China in the Fast Lane

Insights, Insights, Geopolitics
22.11.2018 Reading time: 2 minute(s)

The proportion of electric vehicles on the road is still low. This could change soon. Emerging countries like China are promoting this means of transport and want to become leading nations both in this market segment as well as in battery production.

In view of the multitude of charging stations for electric vehicles in the Western hemisphere, you could be forgiven for thinking that the industrial countries are particularly advanced when it comes to technical innovations. But a few thousand miles away, emerging countries like China have gained in speed. So-called e-vehicles (EVs) are purring from one Chinese metropolis to the next. Chinese car drivers have bought more electric vehicles than anyone else: According to Bloomberg, over the past year more than a half of global sales in this segment took place in China. 
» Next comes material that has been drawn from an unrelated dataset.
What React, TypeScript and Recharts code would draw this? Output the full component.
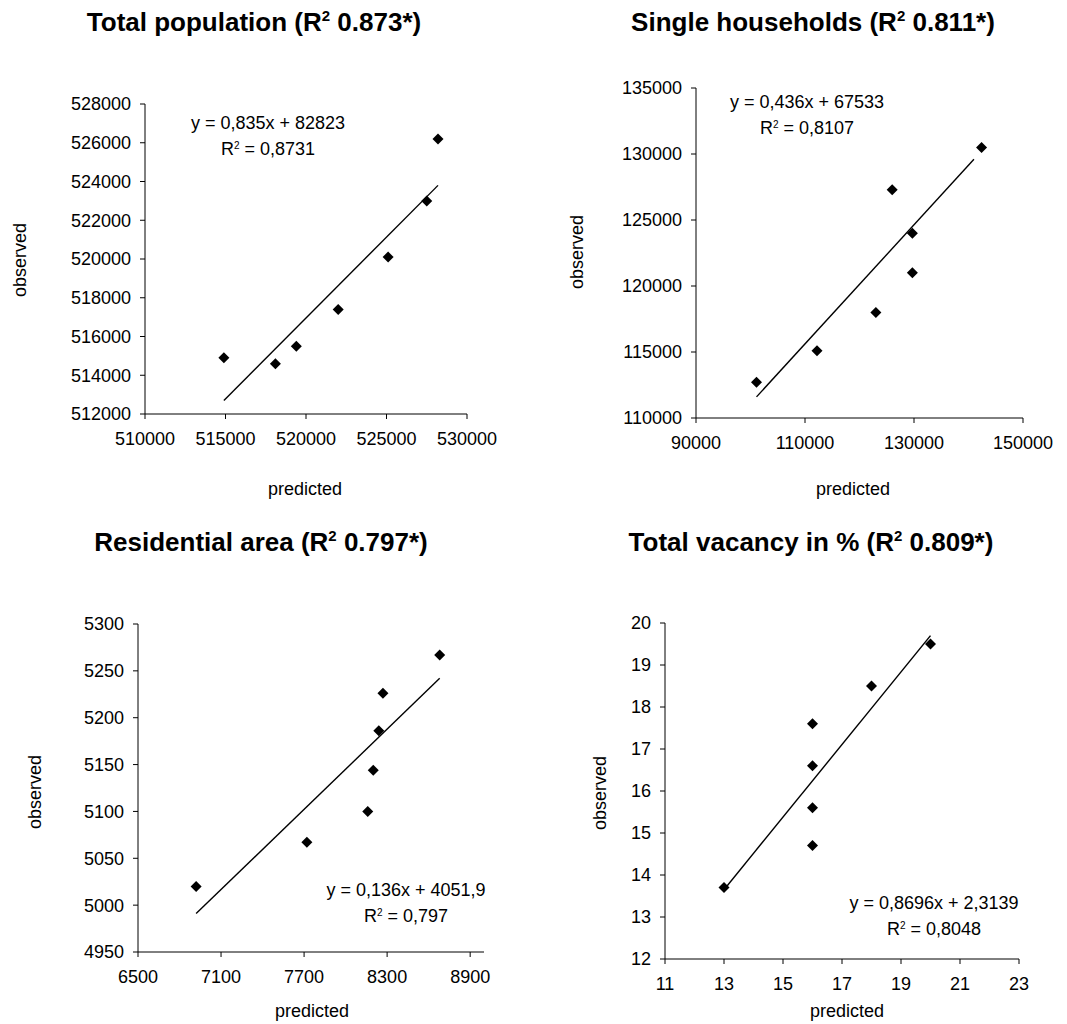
import React from "react";
import { ScatterChart, Scatter, XAxis, YAxis } from "recharts";

const FONT = "'Liberation Sans', Arial, Helvetica, sans-serif";

// Total population
const popPredicted = [514900, 518100, 519400, 522000, 525100, 527500, 528200];
const popObserved = [514900, 514600, 515500, 517400, 520100, 523000, 526200];
const popTrendX = [514900, 528200];
const popTrendY = [512700, 523800];
const popXTicks = [510000, 515000, 520000, 525000, 530000];
const popYTicks = [512000, 514000, 516000, 518000, 520000, 522000, 524000, 526000, 528000];

// Single households
const hhPredicted = [101100, 112200, 123000, 126000, 129700, 129700, 142400];
const hhObserved = [112700, 115100, 118000, 127300, 124000, 121000, 130500];
const hhTrendX = [101100, 141000];
const hhTrendY = [111600, 129600];
const hhXTicks = [90000, 110000, 130000, 150000];
const hhYTicks = [110000, 115000, 120000, 125000, 130000, 135000];

// Residential area
const areaPredicted = [6920, 7720, 8160, 8200, 8240, 8270, 8680];
const areaObserved = [5020, 5067, 5100, 5144, 5186, 5226, 5267];
const areaTrendX = [6920, 8680];
const areaTrendY = [4991, 5242];
const areaXTicks = [6500, 7100, 7700, 8300, 8900];
const areaYTicks = [4950, 5000, 5050, 5100, 5150, 5200, 5250, 5300];

// Total vacancy in %
const vacPredicted = [13, 16, 16, 16, 16, 18, 20];
const vacObserved = [13.7, 17.6, 16.6, 15.6, 14.7, 18.5, 19.5];
const vacTrendX = [13, 20];
const vacTrendY = [13.65, 19.7];
const vacXTicks = [11, 13, 15, 17, 19, 21, 23];
const vacYTicks = [12, 13, 14, 15, 16, 17, 18, 19, 20];

const Diamond = (props: any) => {
  const { cx, cy } = props;
  if (cx == null || cy == null) return <g />;
  const r = 5.5;
  return <path d={`M${cx},${cy - r}L${cx + r},${cy}L${cx},${cy + r}L${cx - r},${cy}Z`} fill="#000" />;
};

const tickStyle = { fill: "#000", fontSize: 18, fontFamily: FONT };

function Panel(p: any) {
  const W = 533;
  const H = 512;
  const xh = 40;
  const pts = p.predicted.map((x: number, i: number) => ({ x, y: p.observed[i] }));
  const trend = p.trendX.map((x: number, i: number) => ({ x, y: p.trendY[i] }));
  return (
    <div style={{ position: "absolute", left: p.left, top: p.top, width: W, height: H }}>
      <ScatterChart
        width={W}
        height={H}
        margin={{ top: p.plot.t - p.top, right: p.left + W - p.plot.r, bottom: p.top + H - p.plot.b - xh, left: 0 }}
      >
        <XAxis
          type="number"
          dataKey="x"
          domain={p.xDomain}
          ticks={p.xTicks}
          interval={0}
          height={xh}
          tickSize={5}
          tickMargin={13}
          axisLine={{ stroke: "#000" }}
          tickLine={{ stroke: "#000" }}
          tick={tickStyle}
          allowDataOverflow
        />
        <YAxis
          type="number"
          dataKey="y"
          domain={p.yDomain}
          ticks={p.yTicks}
          interval={0}
          width={p.plot.l - p.left}
          tickSize={5}
          tickMargin={9}
          axisLine={{ stroke: "#000" }}
          tickLine={{ stroke: "#000" }}
          tick={tickStyle}
          allowDataOverflow
        />
        <Scatter
          data={trend}
          line={{ stroke: "#000", strokeWidth: 1.4 }}
          lineType="joint"
          shape={() => <g />}
          isAnimationActive={false}
        />
        <Scatter data={pts} shape={Diamond} isAnimationActive={false} />
      </ScatterChart>
    </div>
  );
}

const Sup = ({ size, raise }: { size: number; raise: number }) => (
  <span style={{ fontSize: size, position: "relative", top: -raise, lineHeight: 0 }}>2</span>
);

function Title({ x, y, before, after }: any) {
  return (
    <div
      style={{
        position: "absolute",
        left: x,
        top: y,
        transform: "translate(-50%, -50%)",
        fontFamily: FONT,
        fontWeight: "bold",
        fontSize: 26,
        lineHeight: 1,
        whiteSpace: "nowrap",
      }}
    >
      {before}
      <Sup size={15} raise={10} />
      {after}
    </div>
  );
}

function Eq({ x, y, eq, r2 }: any) {
  const base: any = {
    position: "absolute",
    left: x,
    transform: "translate(-50%, -50%)",
    fontFamily: FONT,
    fontSize: 18,
    lineHeight: 1,
    whiteSpace: "nowrap",
  };
  return (
    <>
      <div style={{ ...base, top: y }}>{eq}</div>
      <div style={{ ...base, top: y + 26 }}>
        R<Sup size={10} raise={6} /> = {r2}
      </div>
    </>
  );
}

function AxisText({ x, y, text, rotate }: any) {
  return (
    <div
      style={{
        position: "absolute",
        left: x,
        top: y,
        transform: `translate(-50%, -50%)${rotate ? " rotate(-90deg)" : ""}`,
        fontFamily: FONT,
        fontSize: 18,
        lineHeight: 1,
        whiteSpace: "nowrap",
      }}
    >
      {text}
    </div>
  );
}

export default function App() {
  return (
    <div style={{ position: "absolute", left: 0, top: 0, width: 1067, height: 1024, background: "#fff", overflow: "hidden" }}>
      <Panel
        left={0}
        top={0}
        plot={{ l: 145, t: 104, r: 467, b: 414 }}
        predicted={popPredicted}
        observed={popObserved}
        trendX={popTrendX}
        trendY={popTrendY}
        xTicks={popXTicks}
        yTicks={popYTicks}
        xDomain={[510000, 530000]}
        yDomain={[512000, 528000]}
      />
      <Panel
        left={533}
        top={0}
        plot={{ l: 696, t: 88, r: 1023, b: 418 }}
        predicted={hhPredicted}
        observed={hhObserved}
        trendX={hhTrendX}
        trendY={hhTrendY}
        xTicks={hhXTicks}
        yTicks={hhYTicks}
        xDomain={[90000, 150000]}
        yDomain={[110000, 135000]}
      />
      <Panel
        left={0}
        top={512}
        plot={{ l: 138, t: 624, r: 484, b: 952 }}
        predicted={areaPredicted}
        observed={areaObserved}
        trendX={areaTrendX}
        trendY={areaTrendY}
        xTicks={areaXTicks}
        yTicks={areaYTicks}
        xDomain={[6500, 9000]}
        yDomain={[4950, 5300]}
      />
      <Panel
        left={533}
        top={512}
        plot={{ l: 665, t: 623, r: 1019, b: 959 }}
        predicted={vacPredicted}
        observed={vacObserved}
        trendX={vacTrendX}
        trendY={vacTrendY}
        xTicks={vacXTicks}
        yTicks={vacYTicks}
        xDomain={[11, 23]}
        yDomain={[12, 20]}
      />

      <Title x={254} y={22} before="Total population (R" after=" 0.873*)" />
      <Title x={813} y={22} before="Single households (R" after=" 0.811*)" />
      <Title x={261} y={542} before="Residential area (R" after=" 0.797*)" />
      <Title x={811} y={542} before="Total vacancy in % (R" after=" 0.809*)" />

      <Eq x={268} y={123} eq="y = 0,835x + 82823" r2="0,8731" />
      <Eq x={807} y={102} eq="y = 0,436x + 67533" r2="0,8107" />
      <Eq x={406} y={890} eq="y = 0,136x + 4051,9" r2="0,797" />
      <Eq x={934} y={903} eq="y = 0,8696x + 2,3139" r2="0,8048" />

      <AxisText x={20} y={260} text="observed" rotate />
      <AxisText x={305} y={489} text="predicted" />
      <AxisText x={577} y={252} text="observed" rotate />
      <AxisText x={853} y={489} text="predicted" />
      <AxisText x={35} y={792} text="observed" rotate />
      <AxisText x={312} y={1011} text="predicted" />
      <AxisText x={600} y={793} text="observed" rotate />
      <AxisText x={847} y={1011} text="predicted" />
    </div>
  );
}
E-mobility is not limited to cars alone. In 2017, the number of electric buses increased to 370,000, compared with 345,000 in 2016. The number of electric two-wheelers reached 250 million, indicating that e-mobility is available for every budget. This electrification was driven by China, which is home to more than 99 percent of electric buses and bikes.

China, the Detroit of e-mobility

Why the sudden increase in e-mobility? The most important driver is the Chinese government, which is targeting seven million electric vehicles by 2025. China is not only suffering from severe environmental pollution. It is also heavily dependent on imported oil, which is seen as a strategic vulnerability. For those reasons, the government is offering a tax discount to buyers of e-vehicles. Stricter emissions regulations and quotas for low-emissions vehicles provide an additional incentive to make the switch. In addition, Beijing is aiming to dominate the global battery market. In 2017 the production of lithium batteries in China increased by 31 percent to 1.18 billion units. Batteries are a critical success factor for e-mobility, as they currently represent up to half of total costs.

The aggressive Chinese policy is diminishing the reputation of South Korea and Japan as the world’s leading battery destinations and is affecting manufacturers such as Panasonic and Samsung. CATL, China’s fastest growing battery producer, is already in second position worldwide.

In view of the high number of countries looking to reduce their CO2 footprint, the number of electric vehicles will probably continue to grow. German and British legal initiatives have prompted many consumers to reflect on alternatives. Further countries should follow suit.

So it is no wonder that many car manufacturers are offering incentives to trade in cars with combustion engines for electric vehicles. However, even for the latter, their environmental footprint needs to be improved considerably to further increase the attractiveness of this mode of transport.

It will be fascinating to see which geographic region assumes market leadership with respect to battery production until such time. Will China remain in the fast lane or can the traditional automotive countries catch up?